Robert Reich compared Musk with the orange baby, pointing out that “Both are maniacally obsessed with increasing their own personal wealth, power, and control.“
And “Both have been willing to break laws, norms, and other social constraints in pursuit of these goals. Both have manipulated, bribed, conned, robbed, and bullied their ways to dominance.”
He suggests the reason for the ascendance of these super a*sholes is “a loss of our sense of common good.” I’ll suggest, further, that this has been the decades-long aim of the conservative movement (or maybe “neoconservative;” I can’t be bothered keeping all their labels distinct). The underlying principle of operatives like Reagan, Thatcher, Friedman, Bork, Welch, and many more was neatly encapsulated in Wilhoit’s Law: Conservatism consists of exactly one proposition, to wit: There must be in-groups whom the law protects but does not bind, alongside out-groups whom the law binds but does not protect.

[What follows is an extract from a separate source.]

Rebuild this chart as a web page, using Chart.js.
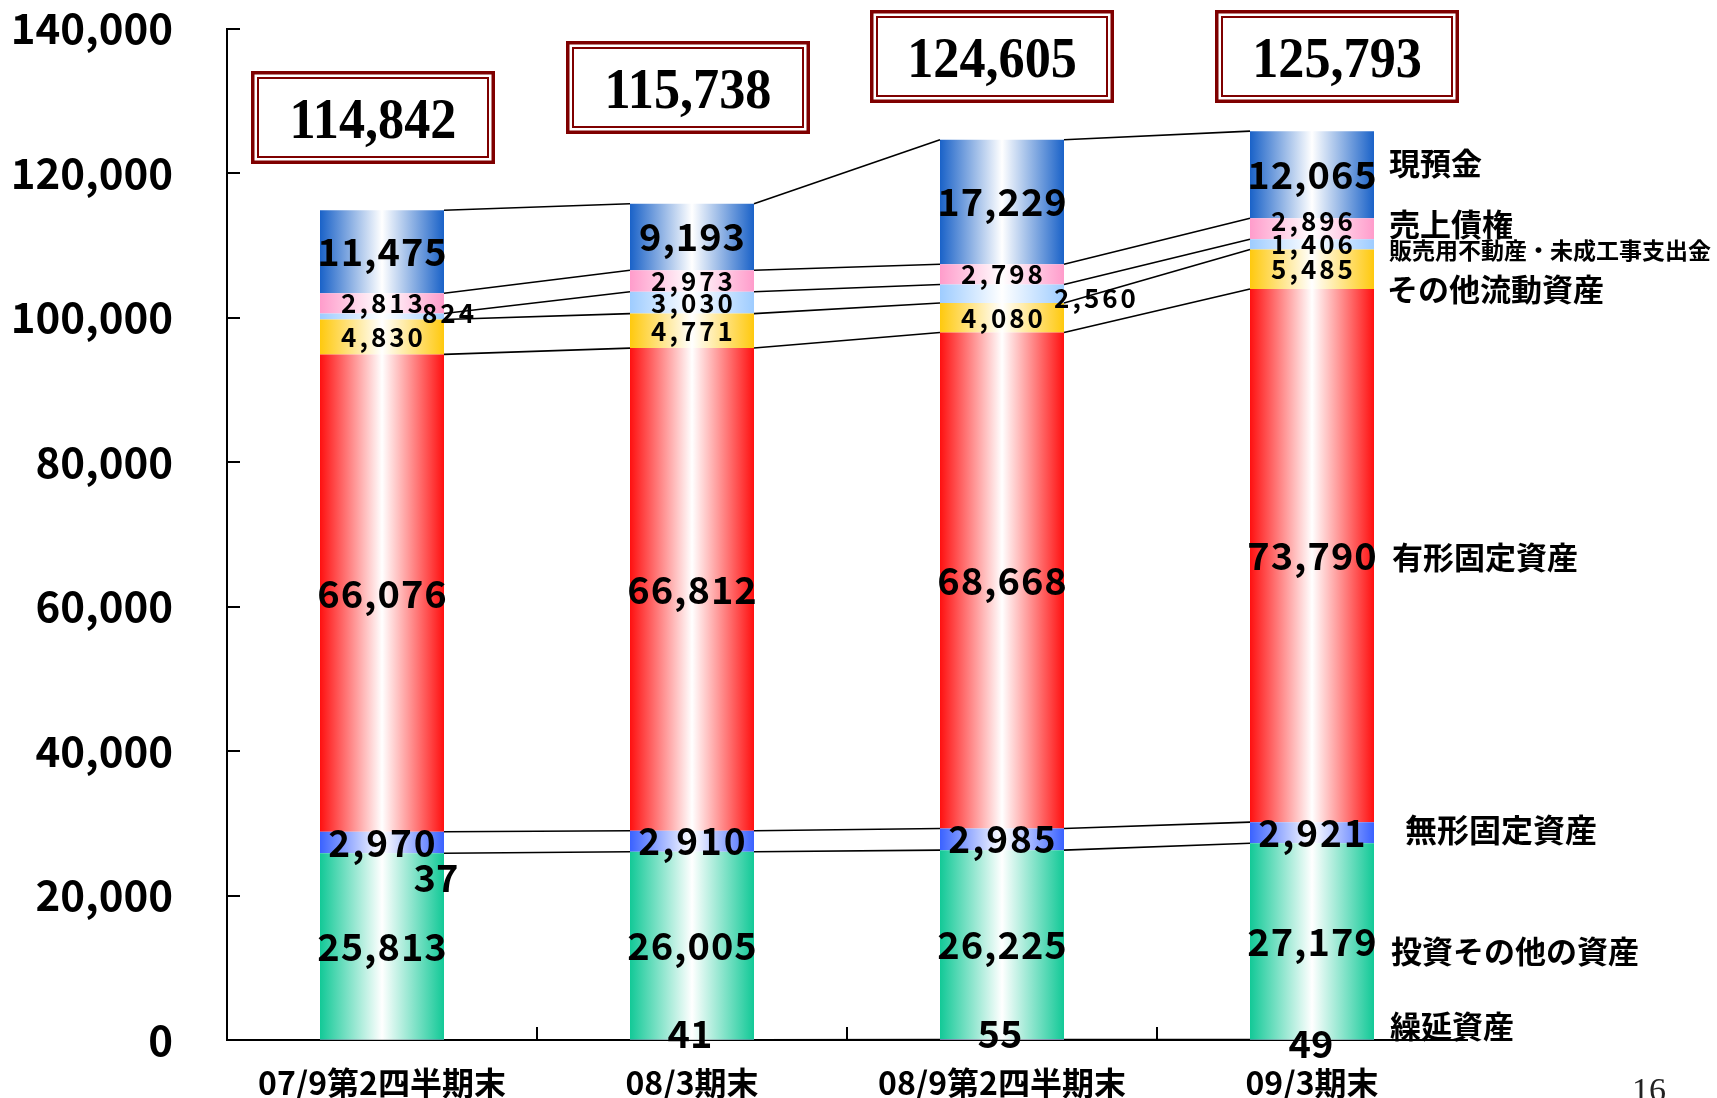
<!DOCTYPE html>
<html><head><meta charset="utf-8">
<script src="https://cdn.jsdelivr.net/npm/chart.js@4.4.1/dist/chart.umd.min.js"></script>
<style>html,body{margin:0;padding:0;background:#fff;overflow:hidden}#wrap{width:1717px;height:1098px;position:relative}</style>
</head><body><div id="wrap"><canvas id="c" width="1717" height="1098"></canvas></div>
<script>
// ---- data ----
const categories = ['07/9第2四半期末', '08/3期末', '08/9第2四半期末', '09/3期末'];
const seriesNames = ['繰延資産', '投資その他の資産', '無形固定資産', '有形固定資産', 'その他流動資産', '販売用不動産・未成工事支出金', '売上債権', '現預金'];
const deferredAssets = [37, 41, 55, 49];
const investmentsOther = [25813, 26005, 26225, 27179];
const intangibleFixed = [2970, 2910, 2985, 2921];
const tangibleFixed = [66076, 66812, 68668, 73790];
const otherCurrent = [4830, 4771, 4080, 5485];
const realEstateWip = [824, 3030, 2560, 1406];
const receivables = [2813, 2973, 2798, 2896];
const cashDeposits = [11475, 9193, 17229, 12065];
const totals = [114842, 115738, 124605, 125793];
const yTickValues = [0, 20000, 40000, 60000, 80000, 100000, 120000, 140000];
const yTickLabels = ['0', '20,000', '40,000', '60,000', '80,000', '100,000', '120,000', '140,000'];

// ---- styles ----
const seriesValues = [deferredAssets, investmentsOther, intangibleFixed, tangibleFixed, otherCurrent, realEstateWip, receivables, cashDeposits];
const seriesColors = ['#CC99FF', '#12C997', '#3A62FF', '#FF1010', '#FFC90E', '#9ECCFF', '#FF9CCB', '#1A62C8'];
const JP = '"Noto Sans CJK JP", "Noto Sans", sans-serif';
const labelFont = [38, 38, 37, 38, 26, 26, 26, 38];
const labelSpacing = [0, 1, 2, 1, 3, 3, 3, 1];
const labelShift = {'0,0': [54, -162], '0,1': [-2, -6], '0,2': [-2, -6], '0,3': [-1, 4], '5,0': [66, -3], '5,2': [93, 4], '6,3': [0, -8]};
const nameFont = [31, 31, 32, 31, 31, 23, 31, 31];
const nameShift = [[16, -14], [17, 10], [31, -3], [18, 2], [13, 20], [15, 6], [15, -5], [15, -12]];
const boxLayout = [{dx: -9, top: 71}, {dx: -4, top: 41}, {dx: -10, top: 10}, {dx: 25, top: 10}];
const BAR_PCT = 0.4;

function grad(c, color) {
  const chart = c.chart, xs = chart.scales.x;
  if (!xs || c.dataIndex === undefined || !isFinite(xs.width)) return color;
  const cx = xs.getPixelForValue(c.dataIndex);
  const w = (xs.width / categories.length) * BAR_PCT;
  const g = chart.ctx.createLinearGradient(cx - w / 2, 0, cx + w / 2, 0);
  g.addColorStop(0, color);
  g.addColorStop(0.5, '#ffffff');
  g.addColorStop(1, color);
  return g;
}

const datasets = seriesValues.map((vals, i) => ({
  label: seriesNames[i],
  data: vals,
  backgroundColor: (c) => grad(c, seriesColors[i]),
  borderWidth: 0,
  barPercentage: BAR_PCT,
  categoryPercentage: 1.0
}));

const fmt = (v) => v.toLocaleString('en-US');

const decor = {
  id: 'decor',
  afterDatasetsDraw(chart) {
    const ctx = chart.ctx;
    const xs = chart.scales.x, ys = chart.scales.y;
    // series lines
    ctx.save();
    ctx.strokeStyle = '#000';
    ctx.lineWidth = 1.6;
    chart.data.datasets.forEach((ds, di) => {
      const meta = chart.getDatasetMeta(di);
      for (let i = 0; i < meta.data.length - 1; i++) {
        const a = meta.data[i], b = meta.data[i + 1];
        ctx.beginPath();
        ctx.moveTo(a.x + a.width / 2, a.y);
        ctx.lineTo(b.x - b.width / 2, b.y);
        ctx.stroke();
      }
    });
    ctx.restore();
    // inward ticks
    ctx.save();
    ctx.strokeStyle = '#000';
    ctx.lineWidth = 2;
    yTickValues.forEach(v => {
      const y = Math.round(ys.getPixelForValue(v));
      ctx.beginPath(); ctx.moveTo(chart.chartArea.left, y); ctx.lineTo(chart.chartArea.left + 13, y); ctx.stroke();
    });
    for (let i = 1; i < categories.length; i++) {
      const x = Math.round(xs.left + xs.width * i / categories.length);
      ctx.beginPath(); ctx.moveTo(x, chart.chartArea.bottom); ctx.lineTo(x, chart.chartArea.bottom - 13); ctx.stroke();
    }
    ctx.restore();
    // data labels
    ctx.save();
    ctx.fillStyle = '#000';
    ctx.textAlign = 'center';
    ctx.textBaseline = 'middle';
    chart.data.datasets.forEach((ds, di) => {
      const meta = chart.getDatasetMeta(di);
      ctx.font = 'bold ' + labelFont[di] + 'px ' + JP;
      ctx.letterSpacing = labelSpacing[di] + 'px';
      meta.data.forEach((el, i) => {
        let x = el.x + labelSpacing[di] / 2;
        let y = (el.y + el.base) / 2;
        const s = labelShift[di + ',' + i];
        if (s) { x += s[0]; y += s[1]; }
        ctx.fillText(fmt(ds.data[i]), x, y);
      });
    });
    ctx.letterSpacing = '0px';
    // series names to the right of last bar
    ctx.textAlign = 'left';
    const last = categories.length - 1;
    chart.data.datasets.forEach((ds, di) => {
      const el = chart.getDatasetMeta(di).data[last];
      ctx.font = 'bold ' + nameFont[di] + 'px ' + JP;
      const x = el.x + el.width / 2 + nameShift[di][0];
      const y = (el.y + el.base) / 2 + nameShift[di][1];
      ctx.fillText(seriesNames[di], x, y);
    });
    // total boxes
    const BW = 244, BH = 93;
    totals.forEach((t, i) => {
      const cx = xs.getPixelForValue(i) + boxLayout[i].dx;
      const x0 = cx - BW / 2, y0 = boxLayout[i].top;
      ctx.fillStyle = '#fff';
      ctx.fillRect(x0, y0, BW, BH);
      ctx.strokeStyle = '#7F0000';
      ctx.lineWidth = 3.5;
      ctx.strokeRect(x0 + 1.75, y0 + 1.75, BW - 3.5, BH - 3.5);
      ctx.lineWidth = 2;
      ctx.strokeRect(x0 + 7, y0 + 7, BW - 14, BH - 14);
      ctx.save();
      ctx.fillStyle = '#000';
      ctx.font = 'bold 58px "Liberation Serif", "Times New Roman", serif';
      ctx.textAlign = 'center';
      ctx.textBaseline = 'alphabetic';
      ctx.translate(cx, y0 + BH / 2 + 20);
      ctx.scale(0.9, 1);
      ctx.fillText(fmt(t), 0, 0);
      ctx.restore();
    });
    // page number
    ctx.fillStyle = '#222';
    ctx.font = '34px "Liberation Serif", serif';
    ctx.textAlign = 'left';
    ctx.textBaseline = 'alphabetic';
    ctx.fillText('16', 1632, 1101);
    ctx.restore();
  }
};

new Chart(document.getElementById('c'), {
  type: 'bar',
  data: {labels: categories, datasets},
  options: {
    responsive: false,
    animation: false,
    devicePixelRatio: 1,
    layout: {padding: {top: 28.5, right: 250, left: 0, bottom: 0}},
    plugins: {legend: {display: false}, tooltip: {enabled: false}},
    scales: {
      x: {
        stacked: true,
        grid: {display: false, drawTicks: false},
        border: {display: true, color: '#000', width: 2},
        ticks: {font: {family: JP, size: 32, weight: 'bold'}, color: '#000', padding: 24, maxRotation: 0, autoSkip: false},
        afterFit: (s) => { s.height = 58; }
      },
      y: {
        stacked: true,
        min: 0, max: 140000,
        afterBuildTicks: (s) => { s.ticks = yTickValues.map(v => ({value: v})); },
        grid: {display: false, drawTicks: true, tickLength: 54},
        border: {display: true, color: '#000', width: 2},
        ticks: {font: {family: JP, size: 42, weight: 'bold'}, color: '#000', padding: 0,
          callback: (v) => yTickLabels[yTickValues.indexOf(v)]},
        afterFit: (s) => { s.width = 227; }
      }
    }
  },
  plugins: [decor]
});
</script>
</body></html>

The SAs were toiling away at their agenda for decades before the arrival of the exact system that Norbert Weiner warned about in his 1950 book The Human Use of Human Beings. Individual surveillance and control devices carried by everyone. The SAs may or may not have thought it all through. If nothing else they tend to have a reptilian reflex toward dominance and everything that enables it. And when Musk, out of the blue four years ago spent some of his ill-gotten gains on Twitter, that was almost certainly why.
If the apocalypse the SAs seem to pine for really happens, it will take a long time (if ever) for civilization to reappear. Maybe enough records will remain for historians to write about how many warnings were ignored, and how, in retrospect, the errors, mistakes, and misdeeds became obvious. Maybe.